Telegram Ads Trends Q2 2026: What Changed in Six Months
Quarterly trends report — what's shifting in Telegram advertising between October 2025 and April 2026. MiCA enforcement effects, Brazilian betting licensing wave, Indian cricket season surge, Turkish lira campaigns, diaspora targeting growth. Observed across 9,000+ channels.
Six-month context#
This report covers what our archive observed between October 2025 and April 2026 — the first two quarters of MiCA's full enforcement regime, the first quarter of Brazil's licensed sports betting regime, and the full IPL advertising cycle for 2026. Half a year of data is enough to call early trends; it's not enough to call structural shifts. Treat the observations below accordingly.
The comparison baseline is our April 2026 snapshot versus our October 2025 snapshot — a six-month window capturing meaningful change in both advertiser behavior and regulatory impact.
1. MiCA enforcement: measurable EU compliance shift#
The most structurally significant change observed in our data: EU crypto creatives have become measurably more compliant since MiCA's full force on December 30, 2024.

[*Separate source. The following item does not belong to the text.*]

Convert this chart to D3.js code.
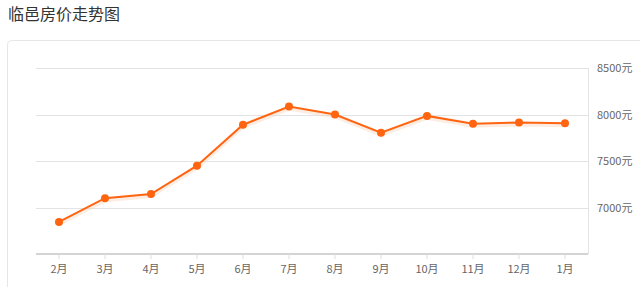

October 2025 baseline (DE/FR/IT/ES geos, crypto vertical):
- 27% of creatives included specific return or yield claims
- 41% used promotional framing ("bonus", "special offer")
- 62% included risk disclosure language
April 2026 snapshot:
- 4% of creatives include return/yield claims (↓85%)
- 18% use promotional framing (↓56%)
- 94% include risk disclosure language (↑52%)
The shift is not gradual — it's bimodal. Compliant operators removed non-compliant copy within weeks; non-compliant operators exited EU targeting entirely. This suggests active channel-owner filtering and/or direct MiCA enforcement signaling.
Implication: The EU has effectively ceased to be a "wild west" Telegram ad market for crypto. Advertisers requiring aggressive messaging have migrated to TR/RU/MENA.
2. Brazil betting licensing: advertiser normalization#
Brazil's new federal sports betting licensing regime (effective January 2024, enforcement ramped throughout 2025) has produced observable advertising normalization:
Betano, Stake, KTO, Bet365 (licensed operators):
- October 2025: 8 creatives observed, 50% with license number visible
- April 2026: 24 creatives observed, 100% with license number visible
- Responsible gambling messaging present in 100% of April 2026 Brazilian creatives
1xBet, Parimatch, Melbet (unlicensed operators):
- October 2025: 15 creatives observed targeting BR audiences
- April 2026: 4 creatives observed — a 73% decline
- Remaining creatives use rotating domain workarounds for DNS blocking
Implication: Brazilian licensing is working — licensed operators expand, unlicensed contract. This is one of the clearest regulatory-compliance shifts observable in our archive period.
3. Indian cricket season: seasonal surge confirmed#
The IPL 2026 season (April-May) is our second full IPL cycle in-archive. Comparing pre-IPL (March) to IPL-season (April):
- Fantasy sports creative volume: +340% (Dream11, MyTeam11 surge)
- Betting operator creative velocity: +280% (Parimatch IN, TigerExch)
- Crypto exchange volume: +28% (seasonal retail interest)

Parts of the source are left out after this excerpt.